The Federal Long Term Care Insurance Program (LTCIP) played a direct role in shaping thinking at this week's Senate hearing on long-term care (LTC) financing.
John O'Brien, the director of the U.S. Office of Personnel Management (OPM) and the manager of the FLTCIP, was one of the witnesses, and Sen. Mark Udall, D-Colo., talked about his own conflicted feelings about the brochure toward the end of the hearing, which was organized by the Senate Special Committee on Aging.
Udall, who was born in 1950, asked about concerns about a possible growing lack of competition in the private LTCI market, and strategies that could be used to get baby boomers to think about LTC planning and buying LTCI.
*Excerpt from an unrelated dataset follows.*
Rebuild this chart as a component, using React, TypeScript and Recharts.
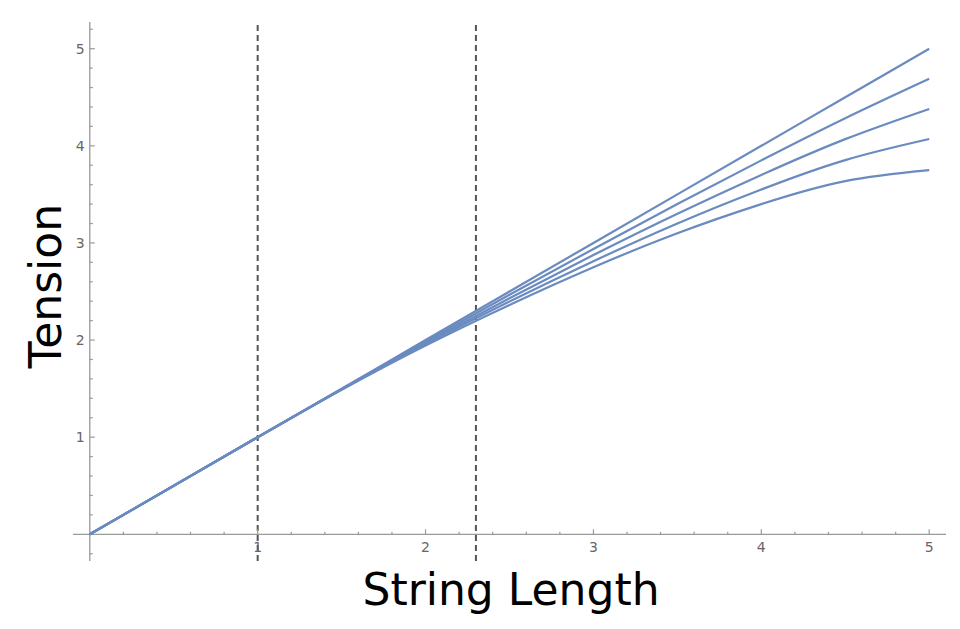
import React from "react";
import { LineChart, Line, XAxis, YAxis, ReferenceLine } from "recharts";

const LENGTHS = [0, 0.5, 1, 1.5, 2, 2.5, 3, 3.5, 4, 4.5, 5];
const TENSION_1 = [0, 0.5, 1, 1.5, 2, 2.5, 3, 3.5, 4, 4.5, 5];
const TENSION_2 = [0, 0.5, 1, 1.497, 1.986, 2.466, 2.938, 3.4, 3.85, 4.284, 4.69];
const TENSION_3 = [0, 0.5, 1, 1.494, 1.972, 2.431, 2.875, 3.3, 3.7, 4.069, 4.38];
const TENSION_4 = [0, 0.5, 1, 1.491, 1.958, 2.397, 2.812, 3.2, 3.55, 3.853, 4.07];
const TENSION_5 = [0, 0.5, 1, 1.488, 1.944, 2.362, 2.75, 3.1, 3.4, 3.637, 3.75];

const SERIES = [TENSION_1, TENSION_2, TENSION_3, TENSION_4, TENSION_5];
const MARKERS = [1, 2.3];

const X_TICKS = [
  0.2, 0.4, 0.6, 0.8, 1, 1.2, 1.4, 1.6, 1.8, 2, 2.2, 2.4, 2.6, 2.8, 3, 3.2, 3.4,
  3.6, 3.8, 4, 4.2, 4.4, 4.6, 4.8, 5,
];
const Y_TICKS = [
  -0.2, 0.2, 0.4, 0.6, 0.8, 1, 1.2, 1.4, 1.6, 1.8, 2, 2.2, 2.4, 2.6, 2.8, 3, 3.2,
  3.4, 3.6, 3.8, 4, 4.2, 4.4, 4.6, 4.8, 5, 5.2,
];

const data = LENGTHS.map((L, i) => {
  const row: Record<string, number> = { L };
  SERIES.forEach((s, k) => (row["t" + k] = s[i]));
  return row;
});

const W = 960;
const H = 629;
// axes take 1px each (a 0px axis is not drawn at all)
const MARGIN = { top: 22, right: 14, bottom: 67, left: 72 };
const X_DOMAIN = [-0.1, 5.1];
const Y_DOMAIN = [-0.275, 5.275];
const PLOT_W = W - MARGIN.left - 1 - MARGIN.right;
const PLOT_H = H - MARGIN.top - MARGIN.bottom - 1;
// distance from plot edge to the zero line (axes cross at the origin)
const X_ZERO_OFF = ((0 - X_DOMAIN[0]) / (X_DOMAIN[1] - X_DOMAIN[0])) * PLOT_W;
const Y_ZERO_OFF = ((0 - Y_DOMAIN[0]) / (Y_DOMAIN[1] - Y_DOMAIN[0])) * PLOT_H;

const AXIS = "#9a9a9a";
const LABEL = "#666";
const CURVE = "#6a8bc0";
const FONT = "DejaVu Sans, sans-serif";

const isMajor = (v: number) => Math.abs(v - Math.round(v)) < 1e-6;

function XTick(props: any) {
  const { x, y, payload } = props;
  const v = payload.value;
  const y0 = y - Y_ZERO_OFF;
  const major = isMajor(v);
  return (
    <g>
      <line x1={x} x2={x} y1={y0} y2={y0 - (major ? 5 : 2.5)} stroke={AXIS} strokeWidth={1.2} />
      {major && (
        <text x={x} y={y0 + 18} textAnchor="middle" fontSize={14} fill={LABEL} fontFamily={FONT}>
          {Math.round(v)}
        </text>
      )}
    </g>
  );
}

function YTick(props: any) {
  const { x, y, payload } = props;
  const v = payload.value;
  const x0 = x + X_ZERO_OFF;
  const major = isMajor(v);
  return (
    <g>
      <line x1={x0} x2={x0 + (major ? 5 : 3)} y1={y} y2={y} stroke={AXIS} strokeWidth={1.2} />
      {major && (
        <text x={x0 - 5} y={y + 5} textAnchor="end" fontSize={14} fill={LABEL} fontFamily={FONT}>
          {Math.round(v)}
        </text>
      )}
    </g>
  );
}

export default function App() {
  return (
    <div style={{ position: "absolute", left: 0, top: 0, width: W, height: H, background: "#fff" }}>
      <LineChart width={W} height={H} data={data} margin={MARGIN}>
        <XAxis
          dataKey="L"
          type="number"
          domain={X_DOMAIN}
          allowDataOverflow
          ticks={X_TICKS}
          interval={0}
          height={1}
          tickSize={0}
          tickMargin={0}
          axisLine={false}
          tickLine={false}
          tick={XTick}
        />
        <YAxis
          type="number"
          domain={Y_DOMAIN}
          allowDataOverflow
          ticks={Y_TICKS}
          interval={0}
          width={1}
          tickSize={0}
          tickMargin={0}
          axisLine={false}
          tickLine={false}
          tick={YTick}
        />
        <ReferenceLine y={0} stroke={AXIS} strokeWidth={1.3} />
        <ReferenceLine x={0} stroke={AXIS} strokeWidth={1.3} />
        {MARKERS.map((m) => (
          <ReferenceLine key={m} x={m} stroke="#555" strokeWidth={2} strokeDasharray="6 4" />
        ))}
        {SERIES.map((_, k) => (
          <Line
            key={k}
            type="natural"
            dataKey={"t" + k}
            stroke={CURVE}
            strokeWidth={2.2}
            dot={false}
            isAnimationActive={false}
          />
        ))}
      </LineChart>
      <svg
        width={W}
        height={H}
        style={{ position: "absolute", left: 0, top: 0, pointerEvents: "none" }}
      >
        <text x={511} y={605} textAnchor="middle" fontSize={44} fontFamily={FONT} fill="#000">
          String Length
        </text>
        <text
          x={61}
          y={286}
          textAnchor="middle"
          fontSize={44}
          fontFamily={FONT}
          fill="#000"
          transform="rotate(-90 61 286)"
        >
          Tension
        </text>
      </svg>
    </div>
  );
}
O'Brien acknowledged that OPM has questions about the state of the LTCI market.
The current vendor has done a good job, but "when we reupped our contract, we only had one active bidder," O'Brien said. "The market has stayed relatively static. It is one of the challenges for us."
O'Brien said he hadn't yet responded to the FLTCIP brochure he himself has from OPM.
"I keep on thinking I'll find a moment when I want to do that," O'Brien said.
Later, O'Brien said he could help FLTCIP enrollment numbers if he signed up.
"You can sign up any time," O'Brien said. "You can do it in the hearing."
Douglas Holtz-Eakin, a former Congressional Budget Office (CBO) director, said getting voluntary employer programs like the FLTCIP to get potential participants sign up may be important to making the private LTCI market more sustainable.
Creating the broadest possible risk pool is always an issue in individual insurance markets, and, for private LTCI, "this is a very thin individual market at the moment," Holtz-Eakin said.